Faulty math exaggerates housing crunch

By ignoring changing mortgage interest rates, affordable housing advocates have greatly exaggerated the cost-crunch facing would-be home buyers in Evanston.

In a report scheduled for presentation to the City Council tomorrow, the city's Housing Commission cites figures from the advocacy group Business and Professional People for the Public Interest to justify spending taxpayer funds to subsidize affordable housing.

The report claims the value of a home a two-person household earning 80 percent of the Chicago area median income could afford rose 15.5 percent from 2000 to 2005 while median housing prices in Evanston rose 44 percent.

In fact, because of declining mortgage interest rates, the increase in what that family could afford was actually 45 percent — matching the rise in prices.

In its calculations, the housing group holds the mortgage interest rate constant at 8.05 percent from 2000 to 2005.

Mortgage rates actually changed dramatically over that time. On this date in 2000, the rate for a 30-year fixed-rate loan was 8.31 percent, while by this date in 2005 it had fallen to 5.69 percent, based on the Federal Home Loan Mortgage Corporation's Weekly Primary Mortgage Market Survey.

Since 2005 mortgage interest rates have again risen, to 6.22 percent in the latest FreddieMac weekly report.

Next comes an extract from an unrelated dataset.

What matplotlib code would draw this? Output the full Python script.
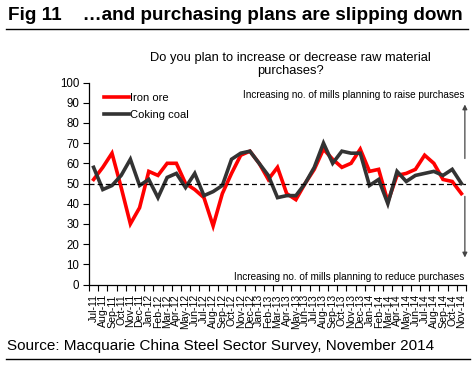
import matplotlib
matplotlib.use("Agg")
import matplotlib.pyplot as plt
from matplotlib.lines import Line2D

plt.rcParams['font.family'] = ['Liberation Sans', 'DejaVu Sans']

months = ["Jul-11", "Aug-11", "Sep-11", "Oct-11", "Nov-11", "Dec-11",
          "Jan-12", "Feb-12", "Mar-12", "Apr-12", "May-12", "Jun-12", "Jul-12", "Aug-12",
          "Sep-12", "Oct-12", "Nov-12", "Dec-12",
          "Jan-13", "Feb-13", "Mar-13", "Apr-13", "May-13", "Jun-13", "Jul-13", "Aug-13",
          "Sep-13", "Oct-13", "Nov-13", "Dec-13",
          "Jan-14", "Feb-14", "Mar-14", "Apr-14", "May-14", "Jun-14", "Jul-14", "Aug-14",
          "Sep-14", "Oct-14", "Nov-14"]

iron_ore = [52, 58, 65, 48, 30, 38, 56, 54, 60, 60, 50, 47, 43, 29, 45, 55, 64, 66,
            60, 52, 58, 45, 42, 50, 57, 67, 62, 58, 60, 67, 56, 57, 41, 54, 55, 57,
            64, 60, 52, 51, 45]
coking_coal = [58, 47, 49, 54, 62, 49, 52, 43, 53, 55, 48, 55, 44, 46, 49, 62, 65, 66,
               60, 54, 43, 44, 44, 50, 58, 70, 60, 66, 65, 65, 49, 52, 40, 56, 51, 54,
               55, 56, 54, 57, 50]

yticks = list(range(0, 101, 10))

fig = plt.figure(figsize=(4.75, 3.67), dpi=100)
W, H = 475, 367

ax = fig.add_axes([89 / W, 1 - 284.5 / H, 377 / W, 202 / H])
x = list(range(len(months)))
ax.plot(x, iron_ore, color='#ff0000', lw=2.6, label='Iron ore', solid_joinstyle='miter')
ax.plot(x, coking_coal, color='#333333', lw=2.6, label='Coking coal', solid_joinstyle='miter')
ax.axhline(50, color='black', lw=0.9, ls=(0, (4, 2.5)))

ax.set_xlim(-0.5, len(months) - 0.5)
ax.set_ylim(0, 100)
ax.set_yticks(yticks)
ax.set_yticklabels([str(v) for v in yticks], fontsize=8.3)
ax.set_xticks(x)
ax.set_xticklabels(months, rotation=90, fontsize=7.6)
ax.set_xticks([i - 0.5 for i in range(len(months) + 1)], minor=True)
ax.tick_params(axis='x', which='major', length=0, pad=7)
ax.tick_params(axis='x', which='minor', length=4, width=0.8, direction='out')
ax.tick_params(axis='y', length=4, width=0.8, direction='out', pad=3)
for s in ['top', 'right']:
    ax.spines[s].set_visible(False)
for s in ['left', 'bottom']:
    ax.spines[s].set_linewidth(0.9)

leg = ax.legend(loc='upper left', bbox_to_anchor=(0.019, 0.985), frameon=False,
                fontsize=8, handlelength=2.25, handletextpad=0.1, labelspacing=0.6,
                borderaxespad=0.3)

ax.text(0.995, 0.94, "Increasing no. of mills planning to raise purchases",
        transform=ax.transAxes, ha='right', va='center', fontsize=7.2)
ax.text(0.995, 0.035, "Increasing no. of mills planning to reduce purchases",
        transform=ax.transAxes, ha='right', va='center', fontsize=7.2)

ax.annotate('', xy=(0.997, 0.905), xytext=(0.997, 0.61), xycoords='axes fraction',
            arrowprops=dict(arrowstyle='-|>', color='#444444', lw=0.9,
                            mutation_scale=7))
ax.annotate('', xy=(0.997, 0.12), xytext=(0.997, 0.45), xycoords='axes fraction',
            arrowprops=dict(arrowstyle='-|>', color='#444444', lw=0.9,
                            mutation_scale=7))

fig.text(290 / W, 1 - 64.5 / H,
         "Do you plan to increase or decrease raw material\npurchases?",
         ha='center', va='center', fontsize=9.3, linespacing=1.1)

fig.text(8 / W, 1 - 15 / H, "Fig 11    \u2026and purchasing plans are slipping down",
         ha='left', va='center', fontsize=13.6, fontweight='bold')
fig.add_artist(Line2D([6 / W, 468 / W], [1 - 29 / H, 1 - 29 / H], color='black', lw=1.0))

fig.text(7 / W, 1 - 346 / H, "Source: Macquarie China Steel Sector Survey, November 2014",
         ha='left', va='center', fontsize=11)
fig.add_artist(Line2D([6 / W, 470 / W], [1 - 359 / H, 1 - 359 / H], color='black', lw=1.0))

fig.savefig('out.png', dpi=100)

But price increases for Evanston homes have slowed, to an average of just 3 percent in 2006. Last year only single-family homes showed a price gain in Evanston, while the median selling price of condos and town homes both dropped.

The advocacy group's numbers also dramatically understate, compared to city planning department estimates, the amount of new construction in Evanston since 2000.

However, by failing to account for condominium conversions, the group's numbers may underestimate a possible decline in the amount of affordable rental housing in the community.

The Housing Commission report to the City Council goes into extensive detail about various types of housing programs that might be supported, but offers no guidance about what proportion of Evanston's housing should be affordable to different income levels, and therefore no indication of when it's work might actually be accomplished.